Nasdaq Private Market will provide resolution data for the new category. That gives Polymarket a private-market data partner for outcomes that are harder to settle cleanly than elections, sports results, crypto prices or public-company milestones. Private-company valuations can move through funding rounds, tender offers, employee liquidity programs, brokered secondaries and IPO preparation, so reliable resolution data is central to whether these markets can function beyond simple speculation.

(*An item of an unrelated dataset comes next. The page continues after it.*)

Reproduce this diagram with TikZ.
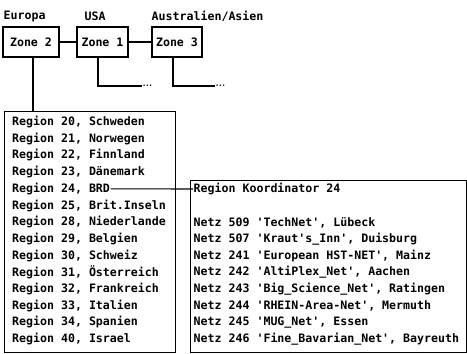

The structure does not turn Polymarket into a private-share marketplace. Traders are not buying equity in the underlying companies, do not receive shareholder rights, and do not get exposure through a public listing. They are trading event contracts that settle on whether a stated outcome happens. In Polymarket’s broader resolution model, winning shares receive $1 per share after a market is finalized, while losing shares become worthless.

Nasdaq Private Market Adds A Data Layer, Not Public Shares

The Nasdaq link runs through Nasdaq Private Market, a private-market infrastructure company backed by Nasdaq and other institutional investors, not through ordinary Nasdaq-listed share trading. That distinction keeps the product closer to event trading than equity investing, even when the underlying questions reference well-known private companies.

The market opportunity is obvious. Private companies are staying private longer, and some late-stage startups now reach valuations that would place them among major public companies. Polymarket’s launch points to nearly 1,600 unicorns globally with more than $5 trillion in cumulative value, creating a large pool of companies where public price discovery remains limited.

Prediction markets can turn scattered expectations into a live probability feed. A contract tied to whether a company reaches a valuation threshold, files for an IPO by a certain date, or clears a secondary-market milestone can become a real-time sentiment gauge around assets that ordinary investors usually cannot price directly. That overlaps with the same appetite behind SpaceX pre-IPO perpetual trading, where traders are already using synthetic instruments to express views on companies before public listings.

Private Data Creates A Market-Integrity Test

The launch also pushes prediction markets into a more sensitive information environment. Private-company outcomes can be shaped by confidential funding talks, tender offers, IPO documents, investor allocations, employee share sales and board-level decisions. That creates a sharper insider-information problem than many public event markets, especially when a small number of people may know a material outcome before it becomes visible.

Polymarket has already been under scrutiny for market integrity. Recent war-betting concerns around connected Polymarket accounts showed how event markets can become controversial when traders appear to have access to information before the public. Private-company markets add another version of that risk because valuation and IPO signals often appear first inside investor circles, broker networks and corporate processes.

That does not make the product weak by default. It makes resolution standards, surveillance, liquidity and contract wording more important. A clean market around a private-company milestone needs exact settlement rules, a reliable data path, strong dispute handling and enough depth to stop thin order books from turning rumors into misleading prices.

Polymarket’s Nasdaq Private Market data agreement gives the new category a stronger foundation than a purely social or rumor-driven market. The harder test starts after launch, as traders price private-company events in real time and the platform has to prove that valuation, IPO and secondary-market outcomes can settle cleanly without turning confidential deal flow into an unfair trading edge.